I’m preparing a couple of contracts today, conscious of the problems publishing contracts pose for authors–and book packagers, which is what we were until two years ago. Most of our clients were gentlemen, or women, and they really didn’t want to demand our first-born, or the legal equivalent. But sometimes corporate orders were to offer contracts of blinding unfairness. I did pretty well, holding onto most e-rights, and generally maintaining control of our intellectual property, but it was never much fun. Actually, it wasn’t any fun at all, except the time a big-time corporate lawyer, whom I got to be quite friendly with during weeks of negotiation, suggested I use white-out liquid to change a clause I didn’t like, before returning it to their publisher for signature.
I’m working on a new basic contract for our trade and professional books and have been drawing from some boilerplate.
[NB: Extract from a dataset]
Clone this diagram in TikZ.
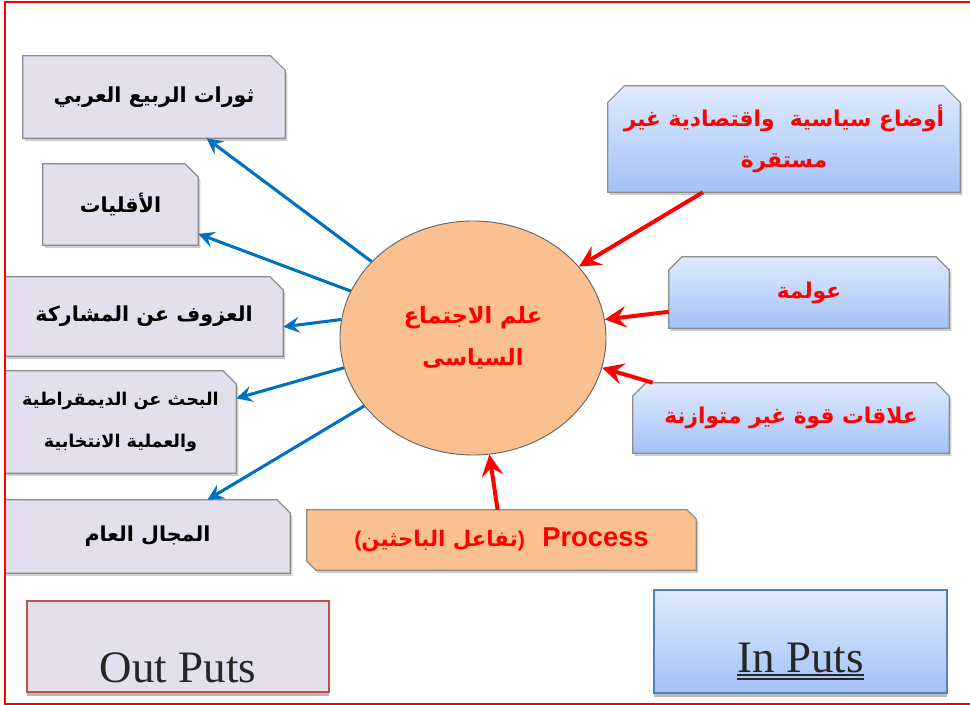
\documentclass[tikz,border=0pt]{standalone}
\usepackage{fontspec}
\setmainfont{Liberation Serif}
\newfontfamily\arabicfont[Script=Arabic]{DejaVu Sans}
\newfontfamily\arialfont{Liberation Sans}
\TeXXeTstate=1
\usetikzlibrary{shapes.geometric,arrows.meta,calc,shadows,backgrounds}
\newcommand\artext[1]{{\arabicfont\bfseries\beginR #1\endR}}
\definecolor{lav}{HTML}{E4DFEC}
\definecolor{boxgray}{HTML}{8C8C8C}
\definecolor{bluearr}{HTML}{0070C0}
\definecolor{tanfill}{HTML}{FAC090}
\definecolor{ltop}{HTML}{DFEAFC}
\definecolor{lbot}{HTML}{A3C2F7}
\definecolor{inborder}{HTML}{4F81BD}
\definecolor{outborder}{HTML}{C0504D}
\definecolor{framered}{HTML}{FF0000}
\definecolor{txtred}{HTML}{FF0000}
\tikzset{
  boxnode/.style={rectangle, inner sep=0pt, align=center},
  lefttext/.style={font=\fontsize{15.5}{32}\selectfont, text=black},
  righttext/.style={font=\fontsize{16.3}{31}\selectfont, text=txtred},
  lshape/.style={fill=lav, draw=boxgray, line width=0.9pt,
    drop shadow={shadow xshift=1.5pt, shadow yshift=-2pt, fill=black!40, opacity=0.5}},
  rshape/.style={top color=ltop, bottom color=lbot, draw=boxgray, line width=0.9pt,
    drop shadow={shadow xshift=1.5pt, shadow yshift=-2pt, fill=black!40, opacity=0.5}},
  pshape/.style={fill=tanfill, draw=boxgray, line width=0.9pt,
    drop shadow={shadow xshift=1.5pt, shadow yshift=-2pt, fill=black!40, opacity=0.5}},
  outarrow/.style={draw=bluearr, line width=2.3pt, -{Stealth[length=12pt,width=12pt,inset=4.5pt]}},
  inarrow/.style={draw=txtred, line width=3pt, -{Stealth[length=16pt,width=16pt,inset=6pt]}},
}
\begin{document}
\begin{tikzpicture}[x=0.75pt,y=-0.75pt]
\useasboundingbox (0,0) rectangle (970,705);
% frame
\draw[framered, line width=1.6pt] (980,2) -- (5,2) -- (5,704) -- (980,704);

% left (output) boxes
\node[boxnode, lefttext, minimum width=196.5pt, minimum height=61.5pt] (b1) at (154,97) {\artext{ثورات الربيع العربي}};
\node[boxnode, lefttext, minimum width=116.25pt, minimum height=60.75pt] (b2) at (120.5,204.5) {\artext{الأقليات}};
\node[boxnode, lefttext, minimum width=208.5pt, minimum height=59.25pt] (b3) at (144,316.5) {\artext{العزوف عن المشاركة}};
\node[boxnode, lefttext, font=\fontsize{13.2}{31}\selectfont, minimum width=173.25pt, minimum height=76.5pt] (b4) at (120.5,422) {\artext{البحث عن الديمقراطية}\\\artext{والعملية الانتخابية}};
\node[boxnode, lefttext, minimum width=213.75pt, minimum height=54.75pt] (b5) at (147.5,536.5) {\artext{المجال العام}};

% right (input) boxes
\node[boxnode, righttext, minimum width=264pt, minimum height=79.5pt] (r1) at (784,139) {\artext{أوضاع سياسية\ \ واقتصادية غير}\\\artext{مستقرة}};
\node[boxnode, righttext, minimum width=210pt, minimum height=53.25pt] (r2) at (809,292.5) {\artext{عولمة}};
\node[boxnode, righttext, minimum width=237pt, minimum height=52.5pt] (r3) at (791,418) {\artext{علاقات قوة غير متوازنة}};

% process box
\node[boxnode, text=txtred, minimum width=291.75pt, minimum height=45pt] (proc) at (501.5,540)
  {{\fontsize{16}{18}\selectfont\arialfont\bfseries(}\artext{\fontsize{16}{18}\selectfont تفاعل الباحثين}{\fontsize{16}{18}\selectfont\arialfont\bfseries)}\hspace{13pt}{\arialfont\bfseries\fontsize{20.5}{22}\selectfont Process}};

% centre ellipse
\node[ellipse, fill=tanfill, draw=black!60, line width=0.7pt, minimum width=199.5pt, minimum height=175.5pt, inner sep=0pt, align=center, text=txtred, font=\fontsize{16.8}{31}\selectfont] (ell) at (473,338) {\artext{علم الاجتماع}\\\artext{السياسى}};

% legend boxes
\node[boxnode, minimum width=226.5pt, minimum height=68.25pt] (out) at (178,646.5) {};
\node[inner sep=0pt, anchor=base, text=black!85, font=\fontsize{33.75}{40}\selectfont] (outtxt) at (178,682) {Out Puts};
\node[boxnode, minimum width=219.75pt, minimum height=77.25pt] (in) at (800.5,641.5) {};
\node[inner sep=0pt, anchor=base, text=black!85, font=\fontsize{33.75}{40}\selectfont] (intxt) at (800.5,672) {In Puts};
\draw[black!85, line width=1.9pt] ([yshift=-2.3pt]intxt.base west) -- ([yshift=-2.3pt]intxt.base east);
\draw[black!85, line width=1.1pt] ([yshift=-5.3pt]intxt.base west) -- ([yshift=-5.3pt]intxt.base east);

\begin{scope}[on background layer]
  \foreach \b/\s in {b1/11pt, b2/10pt, b3/10pt, b4/10pt, b5/10pt}{
    \path[lshape] (\b.south west) -- (\b.north west) -- ([xshift=-\s]\b.north east) -- ([yshift=-\s]\b.north east) -- (\b.south east) -- cycle;
  }
  \foreach \b/\s in {r1/12.5pt, r2/10pt, r3/10pt}{
    \path[rshape] (\b.south west) -- ([yshift=-\s]\b.north west) -- ([xshift=\s]\b.north west) -- ([xshift=-\s]\b.north east) -- ([yshift=-\s]\b.north east) -- (\b.south east) -- cycle;
  }
  \path[pshape] ([xshift=7pt]proc.south west) -- ([yshift=7pt]proc.south west) -- (proc.north west) -- ([xshift=-7pt]proc.north east) -- ([yshift=-7pt]proc.north east) -- (proc.south east) -- cycle;
  \path[fill=lav, draw=outborder, line width=1.3pt, drop shadow={shadow xshift=0pt, shadow yshift=-2.5pt, fill=black!40, opacity=0.7}] (out.south west) rectangle (out.north east);
  \path[top color=ltop, bottom color=lbot, draw=inborder, line width=1.3pt, drop shadow={shadow xshift=0pt, shadow yshift=-2.5pt, fill=black!40, opacity=0.7}] (in.south west) rectangle (in.north east);
\end{scope}

% outputs (blue)
\draw[outarrow] (ell.143) -- ($(b1.south west)!0.70!(b1.south east)$);
\draw[outarrow] (ell.159) -- ($(b2.north east)!0.86!(b2.south east)$);
\draw[outarrow] (ell.172) -- ($(b3.north east)!0.63!(b3.south east)$);
\draw[outarrow] (ell.193) -- ($(b4.north east)!0.27!(b4.south east)$);
\draw[outarrow] (ell.212) -- ($(b5.north west)!0.71!(b5.north east)$);
% inputs (red)
\draw[inarrow] ($(r1.south west)!0.27!(r1.south east)$) -- (ell.34);
\draw[inarrow] ($(r2.north west)!0.77!(r2.south west)$) -- (ell.8);
\draw[inarrow] ($(r3.north west)!0.063!(r3.north east)$) -- (ell.-13);
\draw[inarrow] ($(proc.north west)!0.49!(proc.north east)$) -- (ell.-82);
\end{tikzpicture}
\end{document}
I just took out the words “punch card,” thinking that we’re unlikely to manage content that way, but I’m leaving some other rather out of date references since there’s also the usual stuff about media “of any kind or configuration whatsoever, whether now in existence or hereafter devised.” I’m not adding, “throughout the known universe,” however! Much too scifi. And what about the unknown universe?
I wonder if Doris Kearns Goodwin and the other historians who have plagiarized text, and popular authors who have written false memoirs, had clauses like these in their contracts: “(v) all statements of fact are true or based upon reasonable research; (vi) the Work, if biographical or “as told to the Author”, is authentic.” This seems reasonable to me.